One of the major advances in the language sciences across theoretical orientations has been in recognizing that natural languages consist of complex, variable patterns occurring in sequence, and as such can be described in terms of statistical regularities or distributional properties among language units (Christiansen & Chater, 2016; Gibson, 2019). Learning a language thus heavily depends on figuring out these complex structured patterns inherent in the input and there is a growing recognition that such accumulated statistical knowledge constitutes an essential part of our language knowledge (Rebuschat, 2013; Ellis, 2019).

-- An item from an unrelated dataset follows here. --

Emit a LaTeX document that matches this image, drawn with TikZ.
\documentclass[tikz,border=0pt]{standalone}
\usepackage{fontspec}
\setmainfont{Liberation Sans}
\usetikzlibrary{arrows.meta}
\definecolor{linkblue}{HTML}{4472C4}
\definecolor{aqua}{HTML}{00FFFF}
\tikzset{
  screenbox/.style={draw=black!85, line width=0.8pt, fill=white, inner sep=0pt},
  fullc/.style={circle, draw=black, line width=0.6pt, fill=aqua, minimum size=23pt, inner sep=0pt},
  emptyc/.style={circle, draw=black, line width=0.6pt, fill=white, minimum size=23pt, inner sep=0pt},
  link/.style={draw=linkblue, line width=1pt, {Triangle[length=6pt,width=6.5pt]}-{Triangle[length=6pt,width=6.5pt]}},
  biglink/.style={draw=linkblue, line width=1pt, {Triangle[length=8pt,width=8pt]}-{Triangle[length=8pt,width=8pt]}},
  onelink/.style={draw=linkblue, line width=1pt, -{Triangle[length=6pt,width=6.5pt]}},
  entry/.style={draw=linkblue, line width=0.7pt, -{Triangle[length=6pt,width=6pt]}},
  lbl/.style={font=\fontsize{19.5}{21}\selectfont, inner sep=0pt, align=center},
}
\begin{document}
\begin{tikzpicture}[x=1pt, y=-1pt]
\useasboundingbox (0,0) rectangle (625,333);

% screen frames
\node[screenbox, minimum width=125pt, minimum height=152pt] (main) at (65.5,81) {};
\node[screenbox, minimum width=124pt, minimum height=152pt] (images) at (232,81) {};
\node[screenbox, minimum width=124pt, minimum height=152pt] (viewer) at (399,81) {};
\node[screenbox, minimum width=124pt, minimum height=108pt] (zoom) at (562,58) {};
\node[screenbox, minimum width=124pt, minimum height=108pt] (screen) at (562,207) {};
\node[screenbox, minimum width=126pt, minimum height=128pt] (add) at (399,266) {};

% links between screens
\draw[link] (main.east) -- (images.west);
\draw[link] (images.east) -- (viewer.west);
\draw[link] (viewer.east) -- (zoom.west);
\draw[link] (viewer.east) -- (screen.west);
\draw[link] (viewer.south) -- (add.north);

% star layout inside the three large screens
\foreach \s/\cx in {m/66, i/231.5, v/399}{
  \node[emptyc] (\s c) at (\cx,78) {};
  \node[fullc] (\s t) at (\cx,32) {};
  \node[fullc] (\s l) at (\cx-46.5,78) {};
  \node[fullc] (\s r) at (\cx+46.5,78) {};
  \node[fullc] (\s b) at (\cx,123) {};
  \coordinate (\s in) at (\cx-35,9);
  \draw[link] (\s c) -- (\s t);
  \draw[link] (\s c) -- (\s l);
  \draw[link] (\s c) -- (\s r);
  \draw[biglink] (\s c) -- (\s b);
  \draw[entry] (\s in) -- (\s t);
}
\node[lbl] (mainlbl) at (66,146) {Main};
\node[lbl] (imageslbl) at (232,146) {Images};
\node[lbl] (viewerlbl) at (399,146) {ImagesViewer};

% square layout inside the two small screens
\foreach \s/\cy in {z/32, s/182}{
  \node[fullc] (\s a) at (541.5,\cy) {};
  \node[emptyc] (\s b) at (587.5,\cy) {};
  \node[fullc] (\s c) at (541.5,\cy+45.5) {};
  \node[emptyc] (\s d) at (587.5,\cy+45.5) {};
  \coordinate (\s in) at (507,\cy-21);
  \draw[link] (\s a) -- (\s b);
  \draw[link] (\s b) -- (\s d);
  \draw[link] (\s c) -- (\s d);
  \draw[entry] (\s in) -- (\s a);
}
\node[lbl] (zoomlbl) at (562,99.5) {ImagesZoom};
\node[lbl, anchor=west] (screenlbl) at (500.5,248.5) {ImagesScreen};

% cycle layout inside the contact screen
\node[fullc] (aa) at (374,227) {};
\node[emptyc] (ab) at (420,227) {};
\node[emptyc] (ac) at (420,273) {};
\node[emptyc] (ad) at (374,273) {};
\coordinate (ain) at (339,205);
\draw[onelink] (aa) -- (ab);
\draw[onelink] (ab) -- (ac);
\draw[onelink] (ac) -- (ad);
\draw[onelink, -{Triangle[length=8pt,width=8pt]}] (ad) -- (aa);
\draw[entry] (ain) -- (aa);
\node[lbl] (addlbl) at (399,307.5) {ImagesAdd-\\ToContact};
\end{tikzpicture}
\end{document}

This is supported by extensive empirical evidence from the literature on statistical learning (henceforth SL). SL is succinctly defined as a powerful mechanism for perceiving and assimilating the range of regularities in the input, thereby shaping fundamental aspects of human cognition and behavior (Armstrong et al., 2017; Sherman et al., 2020).

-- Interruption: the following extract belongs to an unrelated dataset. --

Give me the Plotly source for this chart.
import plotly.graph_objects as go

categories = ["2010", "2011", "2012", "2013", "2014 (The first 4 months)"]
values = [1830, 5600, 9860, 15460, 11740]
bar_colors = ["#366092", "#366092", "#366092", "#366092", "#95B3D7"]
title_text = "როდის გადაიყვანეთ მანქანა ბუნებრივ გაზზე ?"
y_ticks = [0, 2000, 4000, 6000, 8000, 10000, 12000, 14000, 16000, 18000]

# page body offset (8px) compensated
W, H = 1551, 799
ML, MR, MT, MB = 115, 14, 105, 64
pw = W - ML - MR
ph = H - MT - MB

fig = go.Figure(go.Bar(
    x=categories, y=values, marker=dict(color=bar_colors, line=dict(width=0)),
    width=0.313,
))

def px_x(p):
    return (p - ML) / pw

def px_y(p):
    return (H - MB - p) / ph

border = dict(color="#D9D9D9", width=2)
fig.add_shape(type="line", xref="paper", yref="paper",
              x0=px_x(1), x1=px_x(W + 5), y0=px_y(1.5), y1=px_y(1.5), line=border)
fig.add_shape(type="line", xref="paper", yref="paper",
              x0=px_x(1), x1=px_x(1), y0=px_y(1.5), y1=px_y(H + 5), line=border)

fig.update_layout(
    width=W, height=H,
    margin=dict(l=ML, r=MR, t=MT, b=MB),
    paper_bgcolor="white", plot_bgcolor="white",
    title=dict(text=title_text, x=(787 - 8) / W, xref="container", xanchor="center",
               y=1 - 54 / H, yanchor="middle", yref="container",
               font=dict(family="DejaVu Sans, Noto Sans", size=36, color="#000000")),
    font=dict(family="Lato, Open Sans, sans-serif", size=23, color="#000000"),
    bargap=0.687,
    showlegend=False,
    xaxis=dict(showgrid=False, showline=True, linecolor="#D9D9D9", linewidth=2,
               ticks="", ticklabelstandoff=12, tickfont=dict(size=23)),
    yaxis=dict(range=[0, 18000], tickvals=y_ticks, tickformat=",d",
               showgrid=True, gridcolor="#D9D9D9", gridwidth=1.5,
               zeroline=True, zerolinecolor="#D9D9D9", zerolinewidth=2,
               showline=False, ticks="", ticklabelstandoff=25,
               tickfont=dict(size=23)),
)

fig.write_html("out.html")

A number of previous studies based on within-subject designs have examined the relationship between individual differences in SL ability and variations in language learning and processing, in both child and adult populations and in adult second-language learner populations. The main assumption underlying these studies is that individuals can be divided into ‘good’ and ‘bad’ statistical learners, with the expectation that ‘good’ statistical learners will show better performance across a wide range of language domains and population groups, such as early language acquisition (Lany et al., 2018), word predictability (Kaufman et al. 2010), reading (Arciuli, 2018), processing of complex syntactic structures in children and adults (Kidd & Arciuli, 2017; Misyak & Christiansen, 2012) and online processing of multiword combinations in second-language learners (Kerz & Wiechmann, 2019). However, this assumption has recently been challenged and there is now increasing recognition of the need to consider a broader ecological perspective on the diversity of statistics that must be accommodated and the challenges associated with the theoretical construct of good statistical learners (Bogaerts et al., 2021).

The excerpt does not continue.